## Begin Supplied data

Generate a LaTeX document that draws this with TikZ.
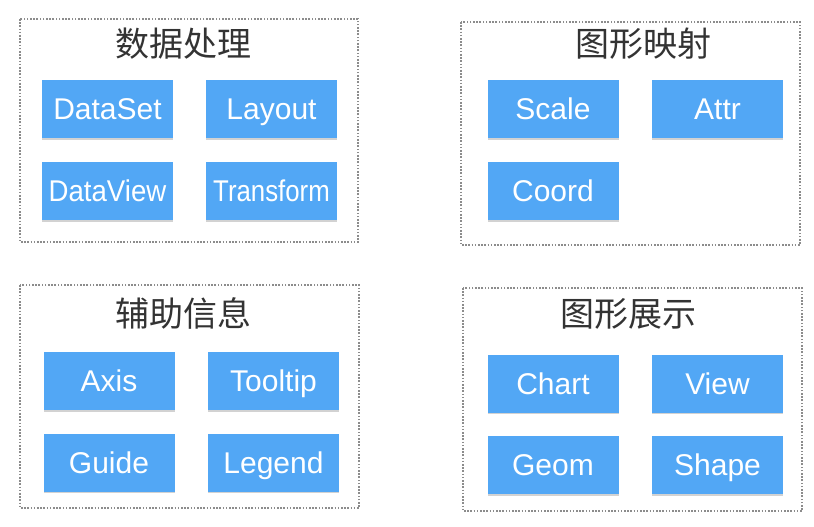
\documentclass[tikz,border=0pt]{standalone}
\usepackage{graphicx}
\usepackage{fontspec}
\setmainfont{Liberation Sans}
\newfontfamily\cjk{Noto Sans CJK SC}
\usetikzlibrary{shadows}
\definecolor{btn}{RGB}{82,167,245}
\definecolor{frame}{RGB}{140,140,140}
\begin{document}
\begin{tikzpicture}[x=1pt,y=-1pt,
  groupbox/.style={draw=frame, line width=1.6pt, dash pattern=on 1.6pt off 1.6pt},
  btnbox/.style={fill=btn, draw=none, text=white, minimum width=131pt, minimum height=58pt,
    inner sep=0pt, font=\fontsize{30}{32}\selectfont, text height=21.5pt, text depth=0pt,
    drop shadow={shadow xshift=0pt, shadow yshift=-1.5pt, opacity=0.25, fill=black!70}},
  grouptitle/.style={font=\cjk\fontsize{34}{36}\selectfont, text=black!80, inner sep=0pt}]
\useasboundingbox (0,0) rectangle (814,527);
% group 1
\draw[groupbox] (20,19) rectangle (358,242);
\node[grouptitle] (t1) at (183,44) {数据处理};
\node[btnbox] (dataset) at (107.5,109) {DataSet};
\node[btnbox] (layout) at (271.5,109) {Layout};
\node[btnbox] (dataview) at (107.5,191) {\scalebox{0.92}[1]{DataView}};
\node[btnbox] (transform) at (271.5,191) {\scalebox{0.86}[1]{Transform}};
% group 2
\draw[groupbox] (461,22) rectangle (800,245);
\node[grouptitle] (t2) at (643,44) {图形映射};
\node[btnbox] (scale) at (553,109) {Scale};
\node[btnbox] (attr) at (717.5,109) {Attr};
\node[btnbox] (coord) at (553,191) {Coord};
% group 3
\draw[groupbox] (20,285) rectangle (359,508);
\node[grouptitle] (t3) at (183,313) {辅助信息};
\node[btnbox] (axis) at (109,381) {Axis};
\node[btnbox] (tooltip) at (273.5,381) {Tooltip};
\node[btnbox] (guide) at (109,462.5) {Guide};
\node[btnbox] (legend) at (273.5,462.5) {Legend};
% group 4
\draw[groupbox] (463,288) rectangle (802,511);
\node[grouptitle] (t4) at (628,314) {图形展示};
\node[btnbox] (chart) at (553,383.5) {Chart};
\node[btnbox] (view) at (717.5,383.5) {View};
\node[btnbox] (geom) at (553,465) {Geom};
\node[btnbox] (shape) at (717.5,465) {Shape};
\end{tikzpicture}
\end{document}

## End Supplied data

Work to do:
Take the listing and print it again exactly, but without any pictures.

Exercise solution:
Generate a LaTeX document that draws this with TikZ.
\documentclass[tikz,border=0pt]{standalone}
\usepackage{graphicx}
\usepackage{fontspec}
\setmainfont{Liberation Sans}
\newfontfamily\cjk{Noto Sans CJK SC}
\usetikzlibrary{shadows}
\definecolor{btn}{RGB}{82,167,245}
\definecolor{frame}{RGB}{140,140,140}
\begin{document}
\begin{tikzpicture}[x=1pt,y=-1pt,
  groupbox/.style={draw=frame, line width=1.6pt, dash pattern=on 1.6pt off 1.6pt},
  btnbox/.style={fill=btn, draw=none, text=white, minimum width=131pt, minimum height=58pt,
    inner sep=0pt, font=\fontsize{30}{32}\selectfont, text height=21.5pt, text depth=0pt,
    drop shadow={shadow xshift=0pt, shadow yshift=-1.5pt, opacity=0.25, fill=black!70}},
  grouptitle/.style={font=\cjk\fontsize{34}{36}\selectfont, text=black!80, inner sep=0pt}]
\useasboundingbox (0,0) rectangle (814,527);
% group 1
\draw[groupbox] (20,19) rectangle (358,242);
\node[grouptitle] (t1) at (183,44) {数据处理};
\node[btnbox] (dataset) at (107.5,109) {DataSet};
\node[btnbox] (layout) at (271.5,109) {Layout};
\node[btnbox] (dataview) at (107.5,191) {\scalebox{0.92}[1]{DataView}};
\node[btnbox] (transform) at (271.5,191) {\scalebox{0.86}[1]{Transform}};
% group 2
\draw[groupbox] (461,22) rectangle (800,245);
\node[grouptitle] (t2) at (643,44) {图形映射};
\node[btnbox] (scale) at (553,109) {Scale};
\node[btnbox] (attr) at (717.5,109) {Attr};
\node[btnbox] (coord) at (553,191) {Coord};
% group 3
\draw[groupbox] (20,285) rectangle (359,508);
\node[grouptitle] (t3) at (183,313) {辅助信息};
\node[btnbox] (axis) at (109,381) {Axis};
\node[btnbox] (tooltip) at (273.5,381) {Tooltip};
\node[btnbox] (guide) at (109,462.5) {Guide};
\node[btnbox] (legend) at (273.5,462.5) {Legend};
% group 4
\draw[groupbox] (463,288) rectangle (802,511);
\node[grouptitle] (t4) at (628,314) {图形展示};
\node[btnbox] (chart) at (553,383.5) {Chart};
\node[btnbox] (view) at (717.5,383.5) {View};
\node[btnbox] (geom) at (553,465) {Geom};
\node[btnbox] (shape) at (717.5,465) {Shape};
\end{tikzpicture}
\end{document}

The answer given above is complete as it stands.